At the same time, people became extraordinarily attached to their devices. They are often the first thing that they check in the morning and the last thing at night before they go to bed. Some workplaces tried to block colleagues from using their phones on-site in the early days. But all that soon went out of the window. Colleagues want to have their devices on their person all day long.
A few innovative companies decided to take a punt on letting colleagues use their devices at work for work. At the time, it was a radical idea, but the reasons for it are easy to understand. Savvy business leaders saw how much their colleagues loved their notebooks and smartphones and saw an opportunity to save money.
BYOD policies were also geared towards making the workplace a fairer place. It didn’t seem right that remote workers were allowed to use whatever device they wanted, while regular office workers weren’t. Bring-your-own-device, therefore, was a smart way of leveling the playing field.
Currently, around 60 percent of workplaces allow colleagues to use their personal devices for work purposes. A further 20 percent or so say that they have plans to introduce such schemes in the year ahead.
The popularity of BYOD, therefore, is in no doubt. But should your business do it? What are the pros and cons?
Here are some of the benefits of adopting a BYOD policy.
The biggest reason for choosing a BYOD policy is the savings you can expect. When colleagues spend their money on their devices, it means you don’t have to provide computer equipment for them. Furthermore, you don’t have to spend hours wiring up your offices or employing people to maintain complex systems. A bit of WiFi should do the trick.
Employees are also much more likely to take care of their personal devices than business phones and computers. In the past, companies were forever having to replace equipment, often at a high cost. However, colleagues will often treat their devices much better if they’ve had to pay for them.

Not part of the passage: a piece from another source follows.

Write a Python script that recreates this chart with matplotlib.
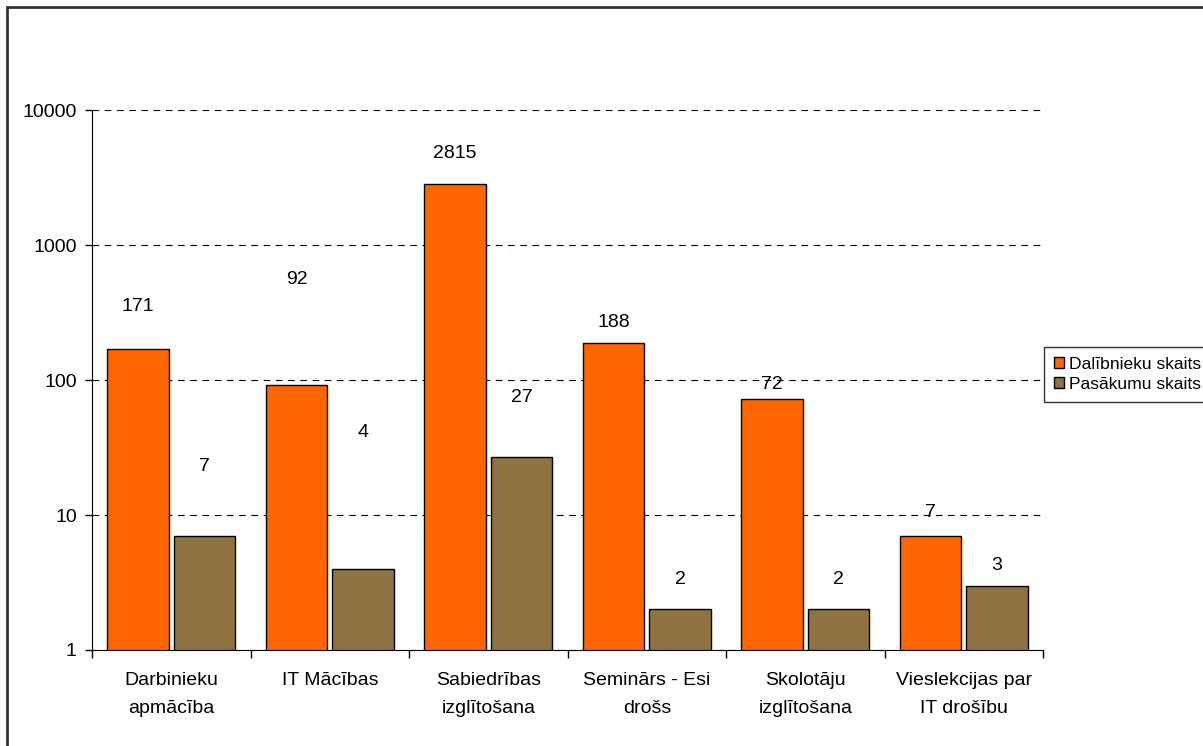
import numpy as np
import matplotlib
matplotlib.use("Agg")
import matplotlib.pyplot as plt
from matplotlib.patches import Rectangle

plt.rcParams['font.family'] = ['Liberation Sans', 'DejaVu Sans']

categories = ["Darbinieku\napmācība", "IT Mācības", "Sabiedrības\nizglītošana",
              "Seminārs - Esi\ndrošs", "Skolotāju\nizglītošana", "Vieslekcijas par\nIT drošību"]
dalibnieki = [171, 92, 2815, 188, 72, 7]
pasakumi = [7, 4, 27, 2, 2, 3]
# heights where the value labels sit (data units)
dal_label_y = [348, 560, 4800, 269, 93, 10.5]
pas_label_y = [22.7, 41, 73.6, 3.3, 3.3, 4.26]

fs = 14

fig = plt.figure(figsize=(12.03, 7.46), dpi=100)
ax = fig.add_axes([0.0765, 0.1287, 0.7905, 0.7238])

x = np.arange(len(categories))
w = 0.39
off = 0.21
ax.bar(x - off, dalibnieki, w, color='#FF6600', edgecolor='black', linewidth=1,
       label='Dalībnieku skaits')
ax.bar(x + off, pasakumi, w, color='#8F7240', edgecolor='black', linewidth=1,
       label='Pasākumu skaits')

for i in range(len(categories)):
    ax.text(x[i] - off, dal_label_y[i], str(dalibnieki[i]), ha='center', va='center', fontsize=fs)
    ax.text(x[i] + off, pas_label_y[i], str(pasakumi[i]), ha='center', va='center', fontsize=fs)

ax.set_yscale('log')
ax.set_ylim(1, 10000)
ax.set_xlim(-0.5, len(categories) - 0.5)
ax.set_yticks([1, 10, 100, 1000, 10000])
ax.set_yticklabels(['1', '10', '100', '1000', '10000'])
ax.yaxis.set_minor_locator(matplotlib.ticker.NullLocator())
ax.tick_params(axis='y', length=5, width=1, labelsize=fs, pad=6)

ax.set_xticks(np.arange(len(categories) + 1) - 0.5)
ax.set_xticklabels([])
ax.set_xticks(x, minor=True)
ax.set_xticklabels(categories, minor=True, fontsize=fs)
for t in ax.get_xticklabels(minor=True):
    t.set_linespacing(1.8)
ax.tick_params(axis='x', which='major', length=6, width=1)
ax.tick_params(axis='x', which='minor', length=0, pad=16)

ax.grid(axis='y', which='major', linestyle=(0, (6, 5)), color='black', linewidth=0.8)
for s in ['top', 'right']:
    ax.spines[s].set_visible(False)
ax.set_axisbelow(True)

# legend sits against the right edge, its frame running past it
fig.legend(loc='upper left', bbox_to_anchor=(1044 / 1203, 1 - 347 / 746),
           fontsize=12.6, frameon=True, fancybox=False, edgecolor='black',
           handlelength=0.6, handleheight=0.6, handletextpad=0.3,
           borderpad=0.55, labelspacing=0.3, borderaxespad=0)

fig.patches.append(Rectangle((7 / 1203, -0.1), 1.2, 1.1 - 7 / 746, transform=fig.transFigure,
                             fill=False, edgecolor='#333333', linewidth=2))

fig.savefig('out.png', dpi=100)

You wouldn’t think it, but employees seem to have higher productivity when allowed to bring their own devices to work. There’s something about using one’s personal computer that makes a massive difference. Research suggests that productivity is around 30 percent higher when employees do this – the equivalent to working all of Saturday and part of Sunday.
The support for personal devices is excellent. Some of the world’s biggest companies, like Apple, Google, and others, are continually working to serve the broader market. Updates, therefore, come through thick and fast, solving practically every problem users encounter.
Updating conventional business systems, however, is a long and time-consuming process. Plus, update frequency is much slower, leaving you open to security breaches.
There’s No Learning Curve
Finally, there’s no learning curve when you adopt a BYOD policy. People generally know how to operate their devices correctly. The same is not necessarily true when you implement business-only computers.
There are, of course, some disadvantages to choosing a BYOD policy too.
It’s A Security Risk
BYOD policies are a security risk. Workers could lose their devices to and from work. Company information could fall into the wrong hands, which might be devastating.
Businesses, therefore, need to pay special attention to security when implementing a BYOD policy. All devices need securing using advanced strategies.
Security risks, though, tend to go all the way to the level of the hardware. The main difference between consumer and business Microsoft Surface devices, for instance, is that the commercial versions have more security features. If your colleagues are using regular consumer options, they won’t get all these additional features.
Loss Of Privacy
Most employees want to draw a clear line between their work lives and their private lives. But when you institute a BYOD policy, that becomes more difficult. Managers and employees know that they’re contactable at any time of the day or night. And inevitably, working hours tend to encroach on leisure time. It’s easy for colleagues to fire off emails to each other when they have a problem, even if the recipient isn’t supposed to be working.
There’s another privacy issue, too: the fact that colleagues can leave your firm at any time and join another, with all your data still on their devices. The employee may share this information with a rival, putting your entire enterprise at risk.
IT Is More Difficult
Finally, operating a BYOD policy is often more challenging from an IT perspective than just running a regular server setup. Devices aren’t standard, so you can’t just apply blanket policies across the board and expect them to work. Secondly, you need to think much more carefully about your security arrangements. Ideally, you want to contain “business stuff” in a secure portal. Colleagues should be able to carry out all their regular tasks remotely. But third-parties should not be able to access critical information, even if they get hold of the device.
Providing this sort of IT is both challenging and expensive. Often you have to hire a third party team to provide you with the full support you need. It’s not easy by any stretch of the imagination.